Michael Denley

Personal information
- Nationality: British (English)
- Born: 21 November 1931 Wandsworth, London, England
- Died: 31 December 2013 (aged 82)
- Height: 180 cm (5 ft 11 in)
- Weight: 66 kg (146 lb)

Sport
- Sport: Athletics
- Event: Javelin throw
- Club: Thames Valley Harriers

= Michael Denley =

British javelin thrower (1931–2013)

Michael John Denley (21 November 1931 – 31 December 2013) was a British athlete who competed at the 1952 Summer Olympics. Denley died on 31 December 2013, at the age of 82.

== Biography ==
Denley was born in Wandsworth, London and educated at Hampton School. He won the 1949 AAA junior javelin title.

Denley became the British javelin throw champion after winning the British AAA Championships title at the 1950 AAA Championships.
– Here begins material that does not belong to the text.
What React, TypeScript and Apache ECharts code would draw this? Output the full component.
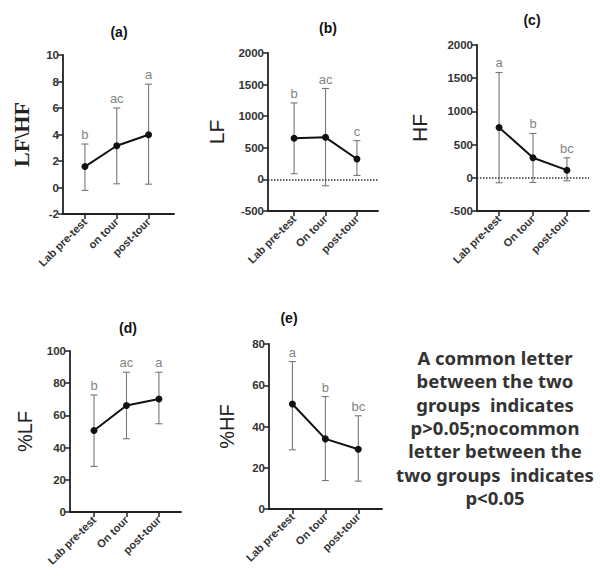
import React, { useEffect, useRef } from "react";
import * as echarts from "echarts";

// ---- data ----
const catsA = ["Lab pre-test", "on tour", "post-tour"];
const cats = ["Lab pre-test", "On tour", "post-tour"];

const lfhfMean = [1.58, 3.15, 3.98];
const lfhfLow = [-0.22, 0.28, 0.25];
const lfhfHigh = [3.28, 6.0, 7.8];
const lfhfLetters = ["b", "ac", "a"];

const lfMean = [650, 666, 322];
const lfLow = [90, -100, 63];
const lfHigh = [1210, 1438, 613];
const lfLetters = ["b", "ac", "c"];

const hfMean = [758, 301, 115];
const hfLow = [-75, -70, -45];
const hfHigh = [1586, 668, 301];
const hfLetters = ["a", "b", "bc"];

const pLfMean = [50.6, 66.1, 70.2];
const pLfLow = [28.3, 45.5, 54.8];
const pLfHigh = [72.7, 86.8, 86.8];
const pLfLetters = ["b", "ac", "a"];

const pHfMean = [50.9, 34.0, 29.0];
const pHfLow = [28.7, 13.8, 13.5];
const pHfHigh = [71.5, 54.5, 45.2];
const pHfLetters = ["a", "b", "bc"];

const noteLines = [
  "A common letter",
  "between the two",
  "groups  indicates",
  "p>0.05;nocommon",
  "letter between the",
  "two groups  indicates",
  "p<0.05",
];

const SANS = "Liberation Sans, Arial, sans-serif";

type Panel = {
  title: string;
  titleX: number;
  titleY: number;
  name: string;
  nameFont: string;
  nameWeight: string;
  nameSize: number;
  nameGap: number;
  cats: string[];
  mean: number[];
  low: number[];
  high: number[];
  letters: string[];
  yMin: number;
  yMax: number;
  yInt: number;
  xMin: number;
  xMax: number;
  grid: { left: number; top: number; width: number; height: number };
  zeroLine: boolean;
};

const panels: Panel[] = [
  {
    title: "(a)", titleX: 119, titleY: 32,
    name: "LF\\HF", nameFont: "Liberation Serif, Times New Roman, serif", nameWeight: "bold", nameSize: 22, nameGap: 31,
    cats: catsA, mean: lfhfMean, low: lfhfLow, high: lfhfHigh, letters: lfhfLetters,
    yMin: -2, yMax: 10, yInt: 2, xMin: -0.69, xMax: 2.8,
    grid: { left: 63, top: 55, width: 111, height: 159 }, zeroLine: false,
  },
  {
    title: "(b)", titleX: 328, titleY: 28,
    name: "LF", nameFont: SANS, nameWeight: "normal", nameSize: 21, nameGap: 41,
    cats, mean: lfMean, low: lfLow, high: lfHigh, letters: lfLetters,
    yMin: -500, yMax: 2000, yInt: 500, xMin: -0.83, xMax: 2.67,
    grid: { left: 268, top: 53, width: 110, height: 158 }, zeroLine: true,
  },
  {
    title: "(c)", titleX: 532, titleY: 20,
    name: "HF", nameFont: SANS, nameWeight: "normal", nameSize: 21, nameGap: 47,
    cats, mean: hfMean, low: hfLow, high: hfHigh, letters: hfLetters,
    yMin: -500, yMax: 2000, yInt: 500, xMin: -0.65, xMax: 2.65,
    grid: { left: 477, top: 45, width: 112, height: 166 }, zeroLine: true,
  },
  {
    title: "(d)", titleX: 128, titleY: 328,
    name: "%LF", nameFont: SANS, nameWeight: "normal", nameSize: 20, nameGap: 35,
    cats, mean: pLfMean, low: pLfLow, high: pLfHigh, letters: pLfLetters,
    yMin: 0, yMax: 100, yInt: 20, xMin: -0.74, xMax: 2.68,
    grid: { left: 70, top: 351, width: 111, height: 161 }, zeroLine: false,
  },
  {
    title: "(e)", titleX: 289, titleY: 318,
    name: "%HF", nameFont: SANS, nameWeight: "normal", nameSize: 20, nameGap: 32,
    cats, mean: pHfMean, low: pHfLow, high: pHfHigh, letters: pHfLetters,
    yMin: 0, yMax: 80, yInt: 20, xMin: -0.71, xMax: 2.72,
    grid: { left: 269, top: 344, width: 113, height: 165 }, zeroLine: false,
  },
];

function buildOption() {
  const grid: any[] = [];
  const xAxis: any[] = [];
  const yAxis: any[] = [];
  const series: any[] = [];
  const graphic: any[] = [];

  panels.forEach((p, i) => {
    grid.push({ ...p.grid, containLabel: false });
    const axisLine = { show: true, onZero: false, lineStyle: { color: "#222", width: 1.8 } };
    xAxis.push({
      type: "value",
      gridIndex: i,
      min: p.xMin,
      max: p.xMax,
      axisLine,
      splitLine: { show: false },
      axisTick: { show: true, customValues: [0, 1, 2], length: 5, lineStyle: { color: "#222", width: 1.5 } },
      axisLabel: {
        show: true,
        customValues: [0, 1, 2],
        formatter: (v: number) => p.cats[Math.round(v)] ?? "",
        rotate: 45,
        margin: 6,
        fontSize: 11,
        fontWeight: "bold",
        fontFamily: SANS,
        color: "#333",
      },
    });
    yAxis.push({
      type: "value",
      gridIndex: i,
      min: p.yMin,
      max: p.yMax,
      interval: p.yInt,
      axisLine,
      splitLine: { show: false },
      axisTick: { show: true, length: 5, lineStyle: { color: "#222", width: 1.5 } },
      axisLabel: {
        fontSize: 11.5,
        fontWeight: "bold",
        fontFamily: SANS,
        color: "#333",
        margin: 4,
        formatter: (v: number) => String(v),
      },
      name: p.name,
      nameLocation: "middle",
      nameRotate: 90,
      nameGap: p.nameGap,
      nameTextStyle: {
        fontSize: p.nameSize,
        fontFamily: p.nameFont,
        fontWeight: p.nameWeight,
        color: "#222",
      },
    });

    series.push({
      type: "custom",
      xAxisIndex: i,
      yAxisIndex: i,
      z: 1,
      encode: { x: 0, y: [1, 2] },
      data: p.low.map((lo, k) => [k, lo, p.high[k]]),
      renderItem: (_params: any, api: any) => {
        const x = api.value(0);
        const lo = api.coord([x, api.value(1)]);
        const hi = api.coord([x, api.value(2)]);
        const cw = 3.5;
        const stroke = { stroke: "#777", lineWidth: 1.1, fill: "none" };
        return {
          type: "group",
          children: [
            { type: "line", shape: { x1: lo[0], y1: lo[1], x2: hi[0], y2: hi[1] }, style: stroke },
            { type: "line", shape: { x1: hi[0] - cw, y1: hi[1], x2: hi[0] + cw, y2: hi[1] }, style: stroke },
            { type: "line", shape: { x1: lo[0] - cw, y1: lo[1], x2: lo[0] + cw, y2: lo[1] }, style: stroke },
          ],
        };
      },
    });

    const letters = p.letters;
    series.push({
      type: "scatter",
      xAxisIndex: i,
      yAxisIndex: i,
      z: 2,
      symbolSize: 0,
      silent: true,
      data: p.high.map((h, k) => [k, h]),
      itemStyle: { color: "transparent" },
      label: {
        show: true,
        position: "top",
        distance: 3,
        formatter: (prm: any) => letters[prm.dataIndex],
        color: "#606060",
        fontSize: 13,
        fontFamily: SANS,
      },
    });

    const line: any = {
      type: "line",
      xAxisIndex: i,
      yAxisIndex: i,
      z: 3,
      data: p.mean.map((m, k) => [k, m]),
      symbol: "circle",
      symbolSize: 7,
      lineStyle: { color: "#111", width: 2 },
      itemStyle: { color: "#111" },
    };
    if (p.zeroLine) {
      line.markLine = {
        silent: true,
        symbol: "none",
        label: { show: false },
        lineStyle: { type: "dotted", color: "#333", width: 1.5 },
        data: [{ yAxis: 0 }],
      };
    }
    series.push(line);

    graphic.push({
      type: "text",
      x: p.titleX,
      y: p.titleY,
      style: {
        text: p.title,
        fill: "#111",
        fontSize: 14,
        fontWeight: "bold",
        fontFamily: SANS,
        align: "center",
        verticalAlign: "middle",
      },
    });
  });

  graphic.push({
    type: "text",
    x: 495,
    y: 346,
    style: {
      text: noteLines.join("\n"),
      fill: "#333",
      fontSize: 18.5,
      lineHeight: 23.3,
      fontWeight: "bold",
      fontFamily: "Noto Sans, Open Sans, sans-serif",
      align: "center",
      verticalAlign: "top",
    },
  });

  return { animation: false, backgroundColor: "#fff", grid, xAxis, yAxis, series, graphic };
}

export default function App() {
  const ref = useRef<HTMLDivElement>(null);
  useEffect(() => {
    if (!ref.current) return;
    const chart = echarts.init(ref.current, undefined, { renderer: "svg" });
    chart.setOption(buildOption() as any);
    return () => chart.dispose();
  }, []);
  return (
    <div
      ref={ref}
      style={{ position: "absolute", left: 0, top: 0, width: 600, height: 579 }}
    />
  );
}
After losing his AAA title to Italian Amos Matteucci at the 1951 AAA Championships, Denley regained it at the 1952 AAA Championships. Shortly afterwards he represented the Great Britain team at the 1952 Olympic Games in Helsinki, where he competed in the men's javelin throw competition.

Denley won another AAA javelin title at the 1953 AAA Championships.